The office was quiet except for the steady clicking of keys. Emma's fingers moved with precision across the keyboard, posture immaculate, expression unreadable—every inch the Vice President of BT Group.
A knock broke the rhythm.
Tyrion stepped inside, a thin folder tucked under his arm. Even before he spoke, Emma sensed it. Whatever he carried was not ordinary.
"The reports are ready, Ma."
She didn't look up. "Tell me."
He moved closer, voice measured. "We couldn't trace his biological parents. No records, no hospital trail." A pause. "He was taken in by an elderly woman when he was about five. She passed away six months later. After that, he was sent to an orphanage."
Emma's fingers slowed.
"He stayed there until he was fifteen," Tyrion continued. "Afterward… he survived on his own. No stable home. No support."
The room felt suddenly colder.
Emma lifted her gaze. "And the DNA?"
Tyrion handed her the folder with both hands. "Inside."
She opened it carefully, eyes scanning line by line. At first, nothing changed. Then her breath caught.

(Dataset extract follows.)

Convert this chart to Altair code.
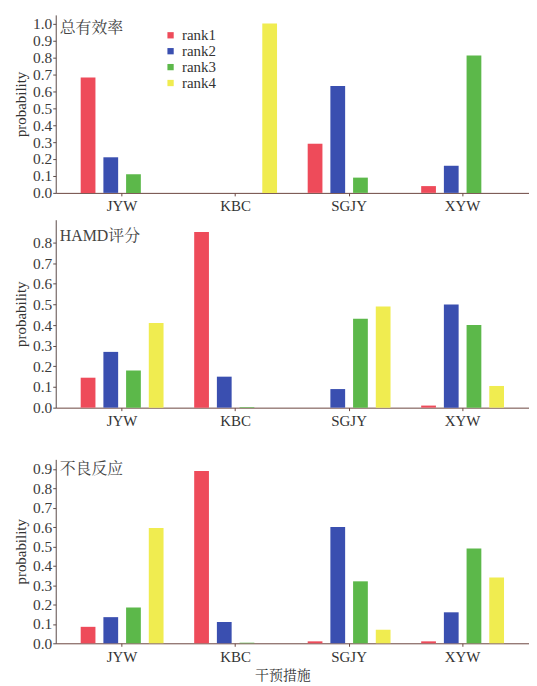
import altair as alt
import pandas as pd

drugs = ["JYW", "KBC", "SGJY", "XYW"]
ranks = ["rank1", "rank2", "rank3", "rank4"]
colors = ["#EE4B5A", "#3A4FB0", "#5CB84A", "#F0EC50"]

# values per rank, in drug order JYW, KBC, SGJY, XYW
eff_rank1 = [0.68, 0.0, 0.29, 0.04]
eff_rank2 = [0.21, 0.0, 0.63, 0.16]
eff_rank3 = [0.11, 0.0, 0.09, 0.81]
eff_rank4 = [0.0, 1.0, 0.0, 0.0]

hamd_rank1 = [0.145, 0.85, 0.0, 0.01]
hamd_rank2 = [0.27, 0.15, 0.09, 0.50]
hamd_rank3 = [0.18, 0.003, 0.43, 0.40]
hamd_rank4 = [0.41, 0.0, 0.49, 0.105]

adv_rank1 = [0.085, 0.89, 0.01, 0.01]
adv_rank2 = [0.135, 0.11, 0.60, 0.16]
adv_rank3 = [0.185, 0.003, 0.32, 0.49]
adv_rank4 = [0.595, 0.0, 0.07, 0.34]

panel_titles = ["总有效率", "HAMD评分", "不良反应"]
y_ticks = [[round(i * 0.1, 1) for i in range(11)],
           [round(i * 0.1, 1) for i in range(9)],
           [round(i * 0.1, 1) for i in range(10)]]
y_max = [1.05, 0.91, 0.95]
heights = [179, 189, 185]

SERIF = "Liberation Serif"
MIXED = "Liberation Serif, Noto Serif CJK SC, Noto Sans CJK SC"
AXC = "#5a4a48"


def table(r1, r2, r3, r4):
    rows = []
    for rk, vals in zip(ranks, [r1, r2, r3, r4]):
        for d, v in zip(drugs, vals):
            rows.append({"drug": d, "rank": rk, "p": v})
    return pd.DataFrame(rows)


datasets = [table(eff_rank1, eff_rank2, eff_rank3, eff_rank4),
            table(hamd_rank1, hamd_rank2, hamd_rank3, hamd_rank4),
            table(adv_rank1, adv_rank2, adv_rank3, adv_rank4)]

title_y = [13, 16, 10]
panels = []
for i in range(3):
    if i == 0:
        legend = alt.Legend(title=None, orient="none", legendX=108, legendY=13,
                            symbolType="square", symbolSize=40, labelFont=SERIF,
                            labelFontSize=15, labelColor="#333", rowPadding=0,
                            padding=0)
    else:
        legend = None
    xcommon = dict(labelAngle=0, labelFont=SERIF, labelFontSize=15, labelColor="#333",
                   labelPadding=3, domainColor="#6b4640", tickColor="#6b4640",
                   tickSize=3, grid=False)
    if i == 2:
        xaxis = alt.Axis(title="干预措施", titleFont=MIXED, titleFontSize=14,
                         titleFontWeight="normal", titleColor="#333", titlePadding=4,
                         titleX=228, **xcommon)
    elif i == 1:
        xaxis = alt.Axis(title=" ", titleFontSize=14, titlePadding=11, **xcommon)
    else:
        xaxis = alt.Axis(title=None, **xcommon)
    bars = alt.Chart(datasets[i]).mark_bar().encode(
        x=alt.X("drug:N", sort=drugs, axis=xaxis,
                scale=alt.Scale(paddingInner=0.27, paddingOuter=0.22)),
        xOffset=alt.XOffset("rank:N", sort=ranks,
                            scale=alt.Scale(paddingInner=0.35)),
        y=alt.Y("p:Q", scale=alt.Scale(domain=[0, y_max[i]], nice=False),
                axis=alt.Axis(title="probability", values=y_ticks[i], format=".1f",
                              grid=False, titleFont=SERIF, titleFontSize=15,
                              titleFontWeight="normal", titleColor="#333",
                              titlePadding=4, labelFont=SERIF, labelFontSize=15.5,
                              labelColor="#3a3a3a", labelPadding=1, domainColor=AXC,
                              tickColor=AXC, tickSize=3)),
        color=alt.Color("rank:N", sort=ranks,
                        scale=alt.Scale(domain=ranks, range=colors), legend=legend),
    )
    label = alt.Chart(pd.DataFrame({"t": [panel_titles[i]]})).mark_text(
        align="left", baseline="middle", font=MIXED, fontSize=16, color="#444"
    ).encode(text="t:N", x=alt.value(4), y=alt.value(title_y[i]))
    panels.append(alt.layer(bars, label).properties(width=476, height=heights[i]))

chart = alt.vconcat(*panels, spacing=6).resolve_scale(color="independent").resolve_legend(
    color="independent"
).configure_view(strokeWidth=0, stroke="transparent").properties(
    background="white", padding={"left": 5, "top": 5, "right": 0, "bottom": 0}
)

chart.save("out.html", embed_options={"renderer": "svg", "actions": False})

The color drained from her face. Her fingers trembled, barely perceptible—until a tear slipped free and landed on the page.
"…Impossible," she whispered.
Tyrion stiffened. "Ma?"
She snapped the folder shut and stood abruptly. "That's all."
Before he could say another word, she was already walking—heels striking the marble floor with sharp, uneven rhythm. The report was clenched against her chest as though it might vanish if she loosened her grip.
Moments later, the President's office door flew open.
North looked up from his documents, startled. "Emma—what's going on?"
She crossed the room and dropped the folder onto his desk. "Read it."
He frowned, flipping through the pages. As his eyes reached the final report, the shift was unmistakable. The calm cracked. Disbelief surfaced.
"This says—" He looked up slowly. "Are you certain?"
Emma nodded, her voice shaking despite herself. "There's no margin for error. Our son… he isn't dead."
Silence swallowed the room.
North leaned back, exhaling as though the weight of years had finally found his lungs. "Alive," he murmured. Then his gaze hardened with resolve. "Then we bring him home."
"Yes," Emma said softly. "I'll handle it."
North straightened, the President once more. "You may go."
She turned without another word.
Outside, Emma pressed the folder to her chest, her steps slowing for the first time. Guilt twisted with relief. Hope warred with fear.
Truth, long buried, had surfaced at last.
And blood—no matter how far it wandered—had found its way back.